After that statement of Erdoğan’s, Turkey had to take a path of denial, but had to come back to it because that was an inevitable choice, as it seemed. Yes, but what to do with the weapons?
How to say goodbye to arms?
It is a question that is addressed, or will be addressed, these days.
For some, it is an obligation. For others, it is more difficult.
In recent days, some activity has been noted at Çubuklu pier, slightly north of the Bosporus Strait. It was triggered after fishermen detected some munitions in the water. It led to a call for help; divers did their search and found bombs and bullets just off the pier at Çubuklu, not far from the diving school affiliated with the navy.
Lately, discoveries of abandoned munitions left here and there indicate that the desperation among the elements within the “deep state,” which obviously feel they are without “protection” and are frightened, particularly by the Ergenekon investigation, is so high that it leads to drastic steps to get rid of the arsenals some people are empowered with.
The Ergenekon context is obvious. It has made clear that people who were given the power to hide and eventually use weapons for “patriotic” purposes have been led to believe that they have to abandon them. They have gotten the message; they do. They are scared.
Because times are different.
Somehow, it looks easier that people linked with the Ergenekon case are easier to deal with than those with a “holier” cause. Loyalties with the “deep state” weigh less than those with the separatist cause because the political investments in it involve life and death.
How will the Kurdistan Workers’ Party (PKK) be persuaded to lay down its weapons permanently? In what way could the PKK be persuaded to stop the violence?
It will be a difficult story, despite the fact that Erdoğan sounds lately as if he is preparing for a new move to resolve the Kurdish issue, as it has been labeled the major problem by President Abdullah Gül, signaling new steps that the use of Kurdish in prisons will be allowed.
President Gül, obviously, sounds much more determined than his former party colleagues, such as Cemil Çiçek, the spokesperson for the government.
A farewell to arms can be a timely pattern, although a tricky one. As it may be an inevitable way out for the rogue members of the Ergenekon-related network, the PKK-related activity will have to demand a versatile work pattern.
Following the messages conveyed by the top “commander” of the PKK, Murat Karayılan, it has become clear that a “negotiation” (for peace) with the Turkish state is seen as necessary. He had told columnist Hasan Cemal that the PKK would have no objection if a situation for negotiation was created.
Still, one will have to deal with the need for a negotiation. The state has been brought to the point of a decision, but not to the point of making one. Will it deal with a confrontation with the PKK? Hardly. Not directly. Yet, it feels rather inevitable that a dialogue is necessary in today’s atmosphere.

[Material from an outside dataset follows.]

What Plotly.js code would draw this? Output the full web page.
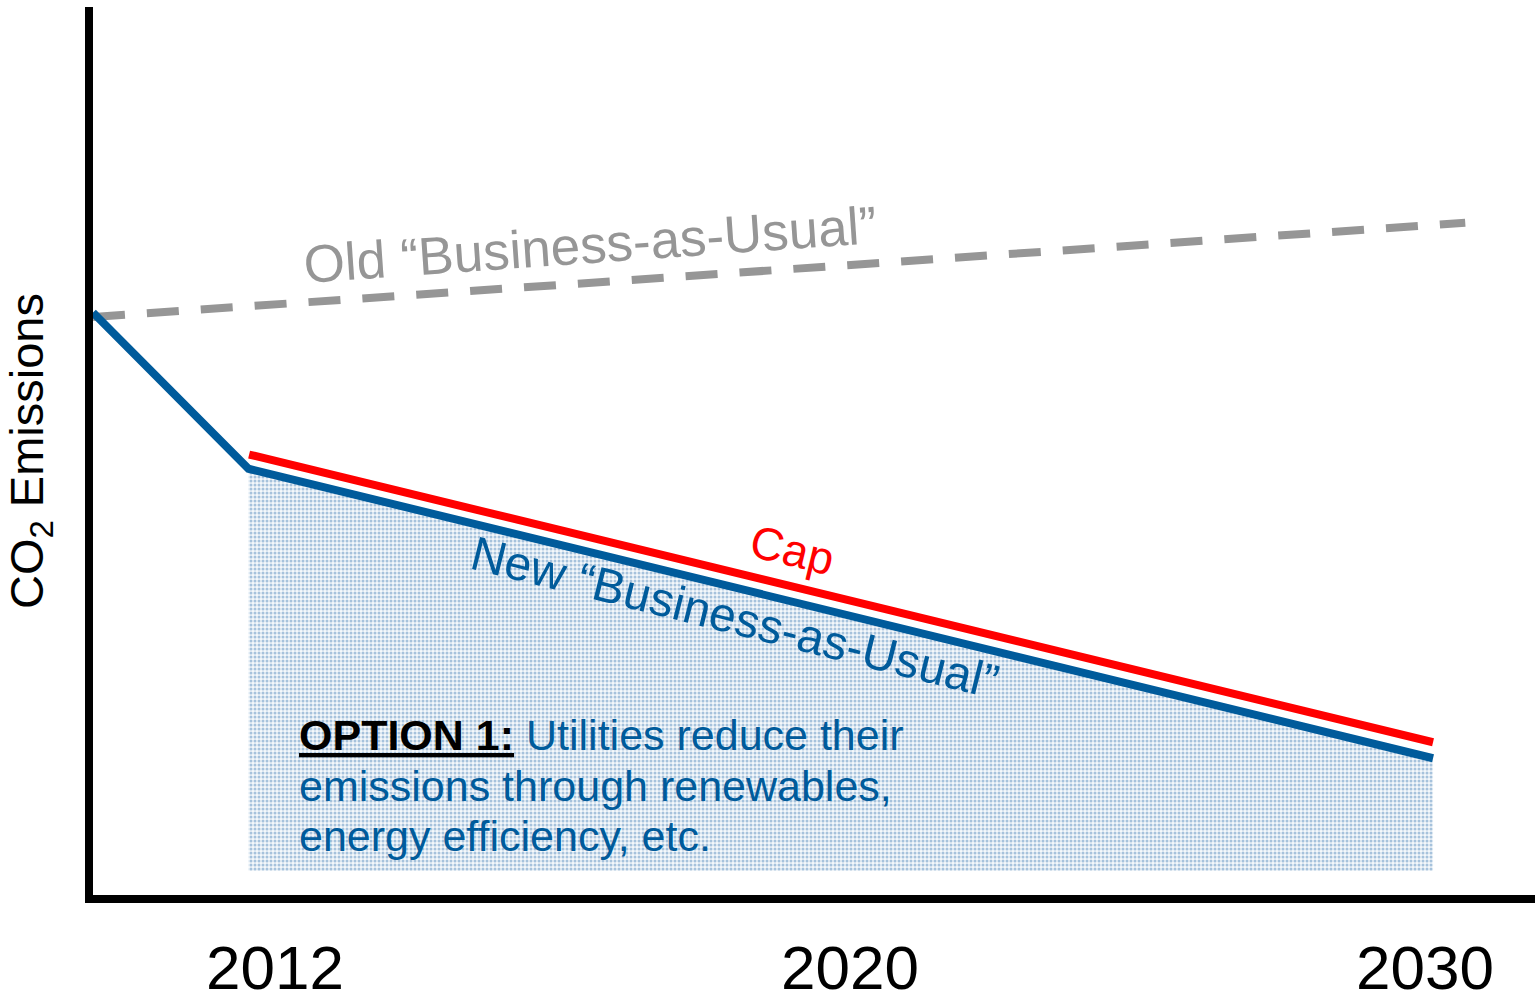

Karayılan had suggested that the state should talk to PKK leader Abdullah Öcalan, or the Democratic Society Party (DTP) leadership or a committee of wise men. The latter alternative is dismissed by the very man pointed out by Karayılan himself. So, two more alternatives remain. Would the Turkish government talk to Öcalan or the DTP?
Probably not. Simply because it will have to have some other tricks before it is too late. As the US troops start threatening the PKK units in the Kandil Mountains, which from first reports looks like a siege, Erdoğan suggests an enhancement to the cultural rights of Kurds.
But two points are clear, even judged by the latest efforts: Both sides will be respectful of each other. Ankara is to take seriously -- also Deniz Baykal, the Republican People’s Party (CHP) leader -- that an amnesty is urgent and that a lasting cease-fire with a pledge of laying down of arms is necessary.
American pressure is fine, but insufficient. It must have an effect, too; if Ankara is serious about an amnesty plan for the PKK, as much so as the Iraqi Kurdish leadership -- including Talabani -- is, then they must start a dialogue to persuade the PKK that it is the right time to lay down arms, as the unknown people did in İstanbul. It is about time, yes, and it must lead to results.